## SHORT TASK
Copy the data that follows exactly. Include no pictures.

══════════════════════════════

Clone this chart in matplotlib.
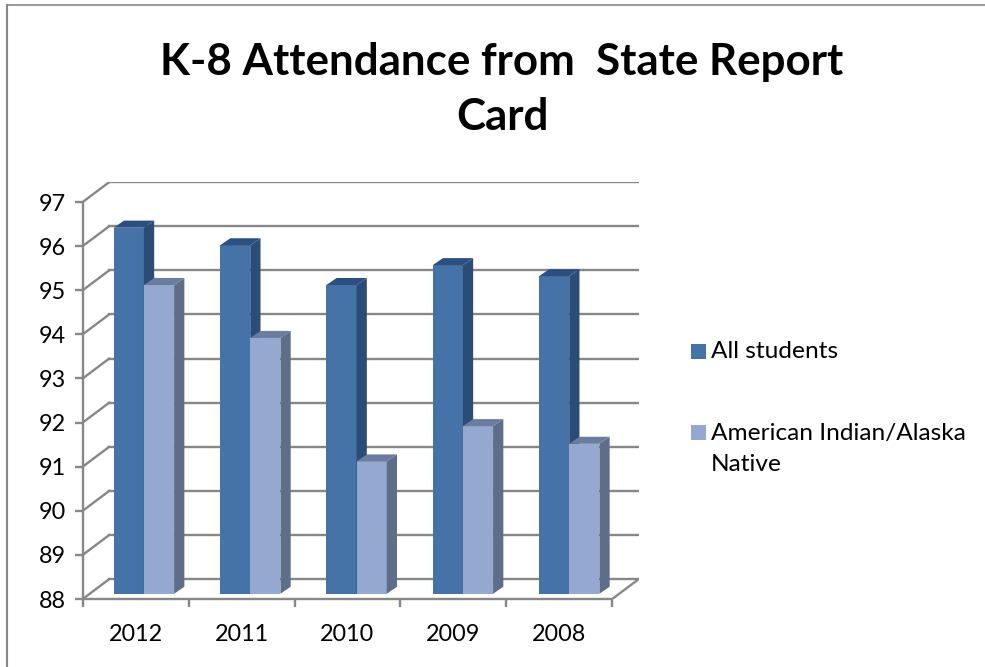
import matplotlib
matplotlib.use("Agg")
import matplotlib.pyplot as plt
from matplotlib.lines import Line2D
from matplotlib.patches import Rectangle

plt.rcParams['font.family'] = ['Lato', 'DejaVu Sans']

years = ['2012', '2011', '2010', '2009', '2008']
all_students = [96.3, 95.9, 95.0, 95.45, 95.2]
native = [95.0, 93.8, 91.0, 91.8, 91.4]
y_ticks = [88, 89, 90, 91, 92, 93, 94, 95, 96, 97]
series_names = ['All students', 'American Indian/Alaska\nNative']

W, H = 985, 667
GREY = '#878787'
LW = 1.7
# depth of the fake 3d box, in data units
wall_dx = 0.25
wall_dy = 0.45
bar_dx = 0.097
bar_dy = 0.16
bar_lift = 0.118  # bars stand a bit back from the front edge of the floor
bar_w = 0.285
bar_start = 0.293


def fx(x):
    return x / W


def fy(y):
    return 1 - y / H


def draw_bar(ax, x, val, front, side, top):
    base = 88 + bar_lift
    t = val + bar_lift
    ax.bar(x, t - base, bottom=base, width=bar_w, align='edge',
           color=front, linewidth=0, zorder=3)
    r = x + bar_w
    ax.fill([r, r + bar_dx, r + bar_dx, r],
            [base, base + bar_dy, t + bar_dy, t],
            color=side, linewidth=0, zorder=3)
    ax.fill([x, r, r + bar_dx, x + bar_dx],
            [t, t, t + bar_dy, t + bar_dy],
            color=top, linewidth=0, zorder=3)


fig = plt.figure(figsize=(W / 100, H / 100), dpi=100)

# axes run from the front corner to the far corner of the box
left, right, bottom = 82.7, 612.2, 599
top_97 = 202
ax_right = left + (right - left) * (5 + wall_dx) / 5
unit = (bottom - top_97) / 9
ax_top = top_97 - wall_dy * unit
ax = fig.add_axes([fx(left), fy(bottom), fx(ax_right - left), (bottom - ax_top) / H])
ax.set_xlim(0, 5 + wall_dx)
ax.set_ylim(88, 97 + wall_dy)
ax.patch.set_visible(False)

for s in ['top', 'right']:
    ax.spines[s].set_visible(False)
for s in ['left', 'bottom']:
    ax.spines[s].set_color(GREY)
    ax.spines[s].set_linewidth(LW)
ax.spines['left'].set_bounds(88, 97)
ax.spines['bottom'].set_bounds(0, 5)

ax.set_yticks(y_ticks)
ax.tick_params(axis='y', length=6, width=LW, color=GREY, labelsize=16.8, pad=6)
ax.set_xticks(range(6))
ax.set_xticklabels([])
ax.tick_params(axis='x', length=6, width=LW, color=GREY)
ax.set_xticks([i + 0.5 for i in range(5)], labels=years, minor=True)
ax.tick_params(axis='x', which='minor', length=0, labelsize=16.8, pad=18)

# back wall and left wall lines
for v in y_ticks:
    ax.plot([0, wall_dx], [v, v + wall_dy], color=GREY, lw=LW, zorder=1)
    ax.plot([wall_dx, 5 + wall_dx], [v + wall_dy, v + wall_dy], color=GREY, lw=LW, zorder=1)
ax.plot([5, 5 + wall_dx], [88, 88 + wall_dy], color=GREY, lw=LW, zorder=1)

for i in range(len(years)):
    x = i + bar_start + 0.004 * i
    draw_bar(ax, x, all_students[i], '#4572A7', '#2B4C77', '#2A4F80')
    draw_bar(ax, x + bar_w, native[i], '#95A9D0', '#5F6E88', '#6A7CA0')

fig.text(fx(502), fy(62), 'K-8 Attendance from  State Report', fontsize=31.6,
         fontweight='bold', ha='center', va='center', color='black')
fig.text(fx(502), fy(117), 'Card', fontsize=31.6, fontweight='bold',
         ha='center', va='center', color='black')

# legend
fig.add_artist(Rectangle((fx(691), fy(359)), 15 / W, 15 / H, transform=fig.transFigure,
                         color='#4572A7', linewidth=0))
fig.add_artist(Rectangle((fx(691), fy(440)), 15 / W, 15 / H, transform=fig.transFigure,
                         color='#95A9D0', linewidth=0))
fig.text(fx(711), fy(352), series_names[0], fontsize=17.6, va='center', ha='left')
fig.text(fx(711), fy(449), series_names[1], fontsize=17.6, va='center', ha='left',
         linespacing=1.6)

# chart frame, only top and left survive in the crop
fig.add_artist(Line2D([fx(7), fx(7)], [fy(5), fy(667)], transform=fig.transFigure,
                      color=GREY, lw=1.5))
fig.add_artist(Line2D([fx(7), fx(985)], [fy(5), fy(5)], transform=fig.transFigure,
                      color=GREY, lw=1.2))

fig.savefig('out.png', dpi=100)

══════════════════════════════

## COMPLETE ANSWER
Clone this chart in matplotlib.
import matplotlib
matplotlib.use("Agg")
import matplotlib.pyplot as plt
from matplotlib.lines import Line2D
from matplotlib.patches import Rectangle

plt.rcParams['font.family'] = ['Lato', 'DejaVu Sans']

years = ['2012', '2011', '2010', '2009', '2008']
all_students = [96.3, 95.9, 95.0, 95.45, 95.2]
native = [95.0, 93.8, 91.0, 91.8, 91.4]
y_ticks = [88, 89, 90, 91, 92, 93, 94, 95, 96, 97]
series_names = ['All students', 'American Indian/Alaska\nNative']

W, H = 985, 667
GREY = '#878787'
LW = 1.7
# depth of the fake 3d box, in data units
wall_dx = 0.25
wall_dy = 0.45
bar_dx = 0.097
bar_dy = 0.16
bar_lift = 0.118  # bars stand a bit back from the front edge of the floor
bar_w = 0.285
bar_start = 0.293


def fx(x):
    return x / W


def fy(y):
    return 1 - y / H


def draw_bar(ax, x, val, front, side, top):
    base = 88 + bar_lift
    t = val + bar_lift
    ax.bar(x, t - base, bottom=base, width=bar_w, align='edge',
           color=front, linewidth=0, zorder=3)
    r = x + bar_w
    ax.fill([r, r + bar_dx, r + bar_dx, r],
            [base, base + bar_dy, t + bar_dy, t],
            color=side, linewidth=0, zorder=3)
    ax.fill([x, r, r + bar_dx, x + bar_dx],
            [t, t, t + bar_dy, t + bar_dy],
            color=top, linewidth=0, zorder=3)


fig = plt.figure(figsize=(W / 100, H / 100), dpi=100)

# axes run from the front corner to the far corner of the box
left, right, bottom = 82.7, 612.2, 599
top_97 = 202
ax_right = left + (right - left) * (5 + wall_dx) / 5
unit = (bottom - top_97) / 9
ax_top = top_97 - wall_dy * unit
ax = fig.add_axes([fx(left), fy(bottom), fx(ax_right - left), (bottom - ax_top) / H])
ax.set_xlim(0, 5 + wall_dx)
ax.set_ylim(88, 97 + wall_dy)
ax.patch.set_visible(False)

for s in ['top', 'right']:
    ax.spines[s].set_visible(False)
for s in ['left', 'bottom']:
    ax.spines[s].set_color(GREY)
    ax.spines[s].set_linewidth(LW)
ax.spines['left'].set_bounds(88, 97)
ax.spines['bottom'].set_bounds(0, 5)

ax.set_yticks(y_ticks)
ax.tick_params(axis='y', length=6, width=LW, color=GREY, labelsize=16.8, pad=6)
ax.set_xticks(range(6))
ax.set_xticklabels([])
ax.tick_params(axis='x', length=6, width=LW, color=GREY)
ax.set_xticks([i + 0.5 for i in range(5)], labels=years, minor=True)
ax.tick_params(axis='x', which='minor', length=0, labelsize=16.8, pad=18)

# back wall and left wall lines
for v in y_ticks:
    ax.plot([0, wall_dx], [v, v + wall_dy], color=GREY, lw=LW, zorder=1)
    ax.plot([wall_dx, 5 + wall_dx], [v + wall_dy, v + wall_dy], color=GREY, lw=LW, zorder=1)
ax.plot([5, 5 + wall_dx], [88, 88 + wall_dy], color=GREY, lw=LW, zorder=1)

for i in range(len(years)):
    x = i + bar_start + 0.004 * i
    draw_bar(ax, x, all_students[i], '#4572A7', '#2B4C77', '#2A4F80')
    draw_bar(ax, x + bar_w, native[i], '#95A9D0', '#5F6E88', '#6A7CA0')

fig.text(fx(502), fy(62), 'K-8 Attendance from  State Report', fontsize=31.6,
         fontweight='bold', ha='center', va='center', color='black')
fig.text(fx(502), fy(117), 'Card', fontsize=31.6, fontweight='bold',
         ha='center', va='center', color='black')

# legend
fig.add_artist(Rectangle((fx(691), fy(359)), 15 / W, 15 / H, transform=fig.transFigure,
                         color='#4572A7', linewidth=0))
fig.add_artist(Rectangle((fx(691), fy(440)), 15 / W, 15 / H, transform=fig.transFigure,
                         color='#95A9D0', linewidth=0))
fig.text(fx(711), fy(352), series_names[0], fontsize=17.6, va='center', ha='left')
fig.text(fx(711), fy(449), series_names[1], fontsize=17.6, va='center', ha='left',
         linespacing=1.6)

# chart frame, only top and left survive in the crop
fig.add_artist(Line2D([fx(7), fx(7)], [fy(5), fy(667)], transform=fig.transFigure,
                      color=GREY, lw=1.5))
fig.add_artist(Line2D([fx(7), fx(985)], [fy(5), fy(5)], transform=fig.transFigure,
                      color=GREY, lw=1.2))

fig.savefig('out.png', dpi=100)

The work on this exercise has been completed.